Direktur Kepabeanan Internasional dan Antar Lembaga DJBC Kemenkeu Syarif Hidayat menuturkan, tren penurunan ini merupakan anomali dibandingkan kondisi biasanya. Seharusnya, dua pekan setelah perayaan Imlek yang jatuh pada Sabtu (25/1), tingkat impor meningkat. "Kita bisa melihat ini dampak daripada corona," tuturnya dalam konferensi pers di kantornya, Jakarta, Selasa (3/3).
Berdasarkan grafik, Syarif menjelaskan, tren penurunan impor sudah terjadi sejak akhir tahun lalu. Penyebabnya, menjelang liburan Natal dan Tahun Baru (Nataru), sehingga kegiatan industri yang membutuhkan impor mengalami penurunan. Penurunan berikutnya kembali terjadi menjelang Imlek karena aktivitas di China memang turun.
Penurunan tersebut seharusnya rebound pada dua pekan setelah Imlek. Tapi, Syarif mengatakan, perpanjangan libur akibat outbreak di China menyebabkan aktivitas produksi terhenti semakin lama. Dampaknya, nilai impor Indonesia dari China pun menurun.

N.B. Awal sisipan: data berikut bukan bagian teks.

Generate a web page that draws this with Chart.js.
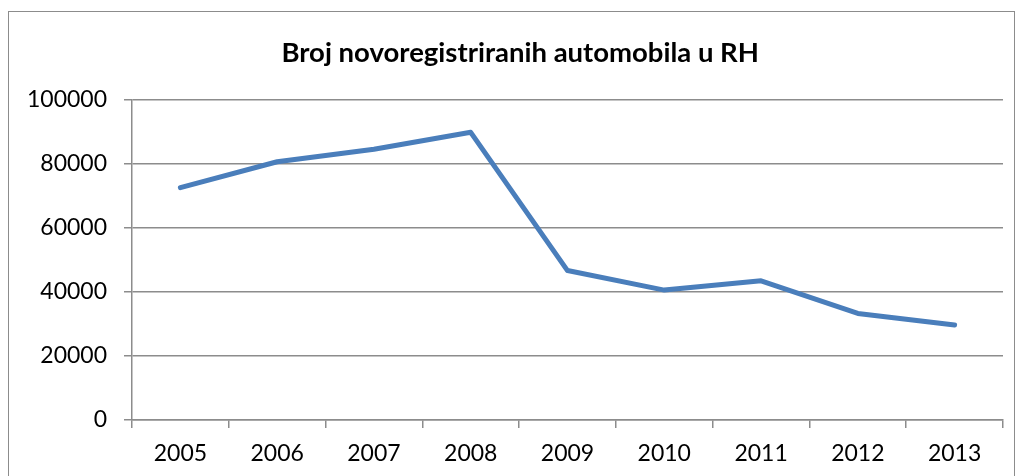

Secara year on year (yoy), nilai impor dari China juga turun. Tercatat, pada pekan terakhir Februari 2019, nilai impor dari China sebesar 541 juta dolar AS yang menjadi 463 juta dolar AS pada periode yang sama di tahun ini. Artinya, ada penurunan sekitar 14,4 persen.
Syarif menuturkan, penurunan ini disebabkan adanya pembatasan aktivitas produksi di China. Sebagian besar pekerja industri di sana dirumahkan hingga 8 Maret, sehingga kegiatan ekonomi relatif terhenti. Pihak Bea Cukai setempat pun ikut diliburkan sementara dan tidak bisa keluar rumah untuk menghindari penyebaran yang semakin luas.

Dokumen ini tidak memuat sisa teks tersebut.